Give back every line exactly as it appears, pictures excluded.

________________________________________

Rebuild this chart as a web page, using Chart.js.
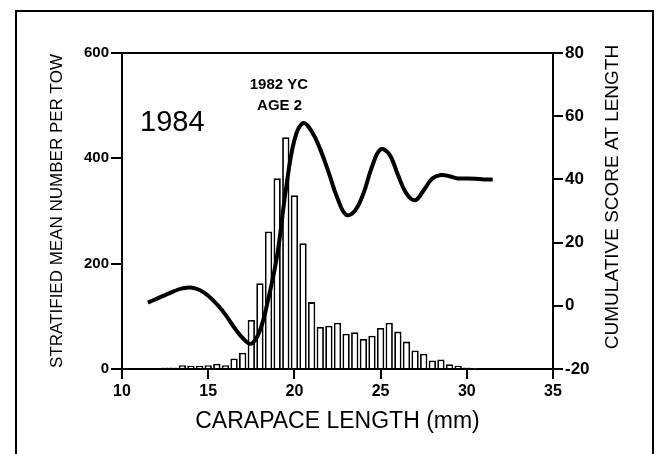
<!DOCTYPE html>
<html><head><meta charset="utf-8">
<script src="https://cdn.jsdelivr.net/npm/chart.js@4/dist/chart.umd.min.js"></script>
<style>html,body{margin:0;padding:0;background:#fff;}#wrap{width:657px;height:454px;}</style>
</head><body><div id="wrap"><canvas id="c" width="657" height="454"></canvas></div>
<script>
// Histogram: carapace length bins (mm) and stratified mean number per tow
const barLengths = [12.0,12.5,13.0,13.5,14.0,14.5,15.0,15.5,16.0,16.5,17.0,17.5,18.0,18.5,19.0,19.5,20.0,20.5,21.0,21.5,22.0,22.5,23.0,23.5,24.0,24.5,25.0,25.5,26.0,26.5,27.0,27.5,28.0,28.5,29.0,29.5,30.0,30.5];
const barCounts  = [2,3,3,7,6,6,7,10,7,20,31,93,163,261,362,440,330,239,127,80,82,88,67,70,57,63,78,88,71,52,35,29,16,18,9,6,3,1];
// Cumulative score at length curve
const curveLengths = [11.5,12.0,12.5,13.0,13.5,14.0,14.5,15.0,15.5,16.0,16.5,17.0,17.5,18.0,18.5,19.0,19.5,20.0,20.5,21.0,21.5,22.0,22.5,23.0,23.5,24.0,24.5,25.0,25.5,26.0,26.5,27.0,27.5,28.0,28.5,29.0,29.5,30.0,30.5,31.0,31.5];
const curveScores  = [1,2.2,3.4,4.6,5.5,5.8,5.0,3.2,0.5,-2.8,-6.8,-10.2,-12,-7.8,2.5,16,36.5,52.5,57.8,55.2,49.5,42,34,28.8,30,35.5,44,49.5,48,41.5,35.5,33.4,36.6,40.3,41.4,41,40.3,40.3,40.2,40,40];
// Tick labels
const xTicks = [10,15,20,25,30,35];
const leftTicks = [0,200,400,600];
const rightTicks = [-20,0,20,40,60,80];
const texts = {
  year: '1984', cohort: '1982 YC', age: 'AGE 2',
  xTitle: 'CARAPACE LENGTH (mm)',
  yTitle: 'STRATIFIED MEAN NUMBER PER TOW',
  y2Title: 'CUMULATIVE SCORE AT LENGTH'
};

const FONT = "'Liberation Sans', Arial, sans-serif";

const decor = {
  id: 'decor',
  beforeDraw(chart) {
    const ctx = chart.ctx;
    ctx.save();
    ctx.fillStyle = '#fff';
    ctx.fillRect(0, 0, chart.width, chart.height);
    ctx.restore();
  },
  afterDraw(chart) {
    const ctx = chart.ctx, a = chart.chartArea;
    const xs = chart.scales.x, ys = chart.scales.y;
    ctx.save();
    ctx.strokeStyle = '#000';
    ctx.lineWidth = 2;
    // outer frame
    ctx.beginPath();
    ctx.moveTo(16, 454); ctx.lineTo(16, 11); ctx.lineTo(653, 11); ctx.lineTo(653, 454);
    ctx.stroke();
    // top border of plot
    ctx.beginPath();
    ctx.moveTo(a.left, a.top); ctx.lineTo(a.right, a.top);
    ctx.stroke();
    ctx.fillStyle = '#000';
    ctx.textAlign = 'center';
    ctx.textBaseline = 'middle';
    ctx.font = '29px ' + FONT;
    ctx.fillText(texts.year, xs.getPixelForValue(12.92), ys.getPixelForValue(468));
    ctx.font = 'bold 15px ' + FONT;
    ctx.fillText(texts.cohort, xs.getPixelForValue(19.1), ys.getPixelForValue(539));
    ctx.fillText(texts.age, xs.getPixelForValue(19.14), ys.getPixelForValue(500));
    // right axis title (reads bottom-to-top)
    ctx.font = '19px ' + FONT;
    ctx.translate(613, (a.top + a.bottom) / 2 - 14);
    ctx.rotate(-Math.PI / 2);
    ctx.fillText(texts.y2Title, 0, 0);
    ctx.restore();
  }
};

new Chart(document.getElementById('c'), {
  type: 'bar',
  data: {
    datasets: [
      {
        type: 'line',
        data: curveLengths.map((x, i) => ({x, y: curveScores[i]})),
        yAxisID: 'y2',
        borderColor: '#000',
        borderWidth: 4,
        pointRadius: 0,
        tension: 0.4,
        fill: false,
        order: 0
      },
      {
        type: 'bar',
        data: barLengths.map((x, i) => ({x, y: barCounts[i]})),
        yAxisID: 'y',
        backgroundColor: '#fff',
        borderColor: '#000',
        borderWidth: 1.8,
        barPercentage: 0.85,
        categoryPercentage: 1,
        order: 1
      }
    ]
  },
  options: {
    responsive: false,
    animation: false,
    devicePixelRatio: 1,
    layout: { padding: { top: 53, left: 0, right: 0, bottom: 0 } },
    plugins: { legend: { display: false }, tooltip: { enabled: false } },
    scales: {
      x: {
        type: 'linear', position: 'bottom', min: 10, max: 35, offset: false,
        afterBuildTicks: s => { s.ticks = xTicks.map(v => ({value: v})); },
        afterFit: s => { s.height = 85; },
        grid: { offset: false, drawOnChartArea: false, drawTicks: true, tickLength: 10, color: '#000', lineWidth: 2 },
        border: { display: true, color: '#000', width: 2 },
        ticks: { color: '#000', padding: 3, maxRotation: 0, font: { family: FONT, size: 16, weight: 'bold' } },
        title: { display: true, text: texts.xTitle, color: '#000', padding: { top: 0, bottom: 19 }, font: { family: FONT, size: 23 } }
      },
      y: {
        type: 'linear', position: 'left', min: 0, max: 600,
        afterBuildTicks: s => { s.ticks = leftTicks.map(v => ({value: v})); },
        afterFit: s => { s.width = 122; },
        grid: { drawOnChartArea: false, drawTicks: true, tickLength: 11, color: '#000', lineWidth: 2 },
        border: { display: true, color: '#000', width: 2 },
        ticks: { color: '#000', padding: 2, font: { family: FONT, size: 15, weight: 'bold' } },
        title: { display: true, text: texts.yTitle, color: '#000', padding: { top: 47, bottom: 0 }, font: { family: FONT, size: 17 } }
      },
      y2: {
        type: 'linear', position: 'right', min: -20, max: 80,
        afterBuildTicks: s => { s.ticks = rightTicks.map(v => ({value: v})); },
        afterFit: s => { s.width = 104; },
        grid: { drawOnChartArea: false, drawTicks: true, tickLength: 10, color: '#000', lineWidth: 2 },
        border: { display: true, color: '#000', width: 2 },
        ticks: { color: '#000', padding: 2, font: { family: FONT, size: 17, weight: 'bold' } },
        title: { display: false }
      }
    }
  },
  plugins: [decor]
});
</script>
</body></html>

________________________________________

__Result for this task__
Rebuild this chart as a web page, using Chart.js.
<!DOCTYPE html>
<html><head><meta charset="utf-8">
<script src="https://cdn.jsdelivr.net/npm/chart.js@4/dist/chart.umd.min.js"></script>
<style>html,body{margin:0;padding:0;background:#fff;}#wrap{width:657px;height:454px;}</style>
</head><body><div id="wrap"><canvas id="c" width="657" height="454"></canvas></div>
<script>
// Histogram: carapace length bins (mm) and stratified mean number per tow
const barLengths = [12.0,12.5,13.0,13.5,14.0,14.5,15.0,15.5,16.0,16.5,17.0,17.5,18.0,18.5,19.0,19.5,20.0,20.5,21.0,21.5,22.0,22.5,23.0,23.5,24.0,24.5,25.0,25.5,26.0,26.5,27.0,27.5,28.0,28.5,29.0,29.5,30.0,30.5];
const barCounts  = [2,3,3,7,6,6,7,10,7,20,31,93,163,261,362,440,330,239,127,80,82,88,67,70,57,63,78,88,71,52,35,29,16,18,9,6,3,1];
// Cumulative score at length curve
const curveLengths = [11.5,12.0,12.5,13.0,13.5,14.0,14.5,15.0,15.5,16.0,16.5,17.0,17.5,18.0,18.5,19.0,19.5,20.0,20.5,21.0,21.5,22.0,22.5,23.0,23.5,24.0,24.5,25.0,25.5,26.0,26.5,27.0,27.5,28.0,28.5,29.0,29.5,30.0,30.5,31.0,31.5];
const curveScores  = [1,2.2,3.4,4.6,5.5,5.8,5.0,3.2,0.5,-2.8,-6.8,-10.2,-12,-7.8,2.5,16,36.5,52.5,57.8,55.2,49.5,42,34,28.8,30,35.5,44,49.5,48,41.5,35.5,33.4,36.6,40.3,41.4,41,40.3,40.3,40.2,40,40];
// Tick labels
const xTicks = [10,15,20,25,30,35];
const leftTicks = [0,200,400,600];
const rightTicks = [-20,0,20,40,60,80];
const texts = {
  year: '1984', cohort: '1982 YC', age: 'AGE 2',
  xTitle: 'CARAPACE LENGTH (mm)',
  yTitle: 'STRATIFIED MEAN NUMBER PER TOW',
  y2Title: 'CUMULATIVE SCORE AT LENGTH'
};

const FONT = "'Liberation Sans', Arial, sans-serif";

const decor = {
  id: 'decor',
  beforeDraw(chart) {
    const ctx = chart.ctx;
    ctx.save();
    ctx.fillStyle = '#fff';
    ctx.fillRect(0, 0, chart.width, chart.height);
    ctx.restore();
  },
  afterDraw(chart) {
    const ctx = chart.ctx, a = chart.chartArea;
    const xs = chart.scales.x, ys = chart.scales.y;
    ctx.save();
    ctx.strokeStyle = '#000';
    ctx.lineWidth = 2;
    // outer frame
    ctx.beginPath();
    ctx.moveTo(16, 454); ctx.lineTo(16, 11); ctx.lineTo(653, 11); ctx.lineTo(653, 454);
    ctx.stroke();
    // top border of plot
    ctx.beginPath();
    ctx.moveTo(a.left, a.top); ctx.lineTo(a.right, a.top);
    ctx.stroke();
    ctx.fillStyle = '#000';
    ctx.textAlign = 'center';
    ctx.textBaseline = 'middle';
    ctx.font = '29px ' + FONT;
    ctx.fillText(texts.year, xs.getPixelForValue(12.92), ys.getPixelForValue(468));
    ctx.font = 'bold 15px ' + FONT;
    ctx.fillText(texts.cohort, xs.getPixelForValue(19.1), ys.getPixelForValue(539));
    ctx.fillText(texts.age, xs.getPixelForValue(19.14), ys.getPixelForValue(500));
    // right axis title (reads bottom-to-top)
    ctx.font = '19px ' + FONT;
    ctx.translate(613, (a.top + a.bottom) / 2 - 14);
    ctx.rotate(-Math.PI / 2);
    ctx.fillText(texts.y2Title, 0, 0);
    ctx.restore();
  }
};

new Chart(document.getElementById('c'), {
  type: 'bar',
  data: {
    datasets: [
      {
        type: 'line',
        data: curveLengths.map((x, i) => ({x, y: curveScores[i]})),
        yAxisID: 'y2',
        borderColor: '#000',
        borderWidth: 4,
        pointRadius: 0,
        tension: 0.4,
        fill: false,
        order: 0
      },
      {
        type: 'bar',
        data: barLengths.map((x, i) => ({x, y: barCounts[i]})),
        yAxisID: 'y',
        backgroundColor: '#fff',
        borderColor: '#000',
        borderWidth: 1.8,
        barPercentage: 0.85,
        categoryPercentage: 1,
        order: 1
      }
    ]
  },
  options: {
    responsive: false,
    animation: false,
    devicePixelRatio: 1,
    layout: { padding: { top: 53, left: 0, right: 0, bottom: 0 } },
    plugins: { legend: { display: false }, tooltip: { enabled: false } },
    scales: {
      x: {
        type: 'linear', position: 'bottom', min: 10, max: 35, offset: false,
        afterBuildTicks: s => { s.ticks = xTicks.map(v => ({value: v})); },
        afterFit: s => { s.height = 85; },
        grid: { offset: false, drawOnChartArea: false, drawTicks: true, tickLength: 10, color: '#000', lineWidth: 2 },
        border: { display: true, color: '#000', width: 2 },
        ticks: { color: '#000', padding: 3, maxRotation: 0, font: { family: FONT, size: 16, weight: 'bold' } },
        title: { display: true, text: texts.xTitle, color: '#000', padding: { top: 0, bottom: 19 }, font: { family: FONT, size: 23 } }
      },
      y: {
        type: 'linear', position: 'left', min: 0, max: 600,
        afterBuildTicks: s => { s.ticks = leftTicks.map(v => ({value: v})); },
        afterFit: s => { s.width = 122; },
        grid: { drawOnChartArea: false, drawTicks: true, tickLength: 11, color: '#000', lineWidth: 2 },
        border: { display: true, color: '#000', width: 2 },
        ticks: { color: '#000', padding: 2, font: { family: FONT, size: 15, weight: 'bold' } },
        title: { display: true, text: texts.yTitle, color: '#000', padding: { top: 47, bottom: 0 }, font: { family: FONT, size: 17 } }
      },
      y2: {
        type: 'linear', position: 'right', min: -20, max: 80,
        afterBuildTicks: s => { s.ticks = rightTicks.map(v => ({value: v})); },
        afterFit: s => { s.width = 104; },
        grid: { drawOnChartArea: false, drawTicks: true, tickLength: 10, color: '#000', lineWidth: 2 },
        border: { display: true, color: '#000', width: 2 },
        ticks: { color: '#000', padding: 2, font: { family: FONT, size: 17, weight: 'bold' } },
        title: { display: false }
      }
    }
  },
  plugins: [decor]
});
</script>
</body></html>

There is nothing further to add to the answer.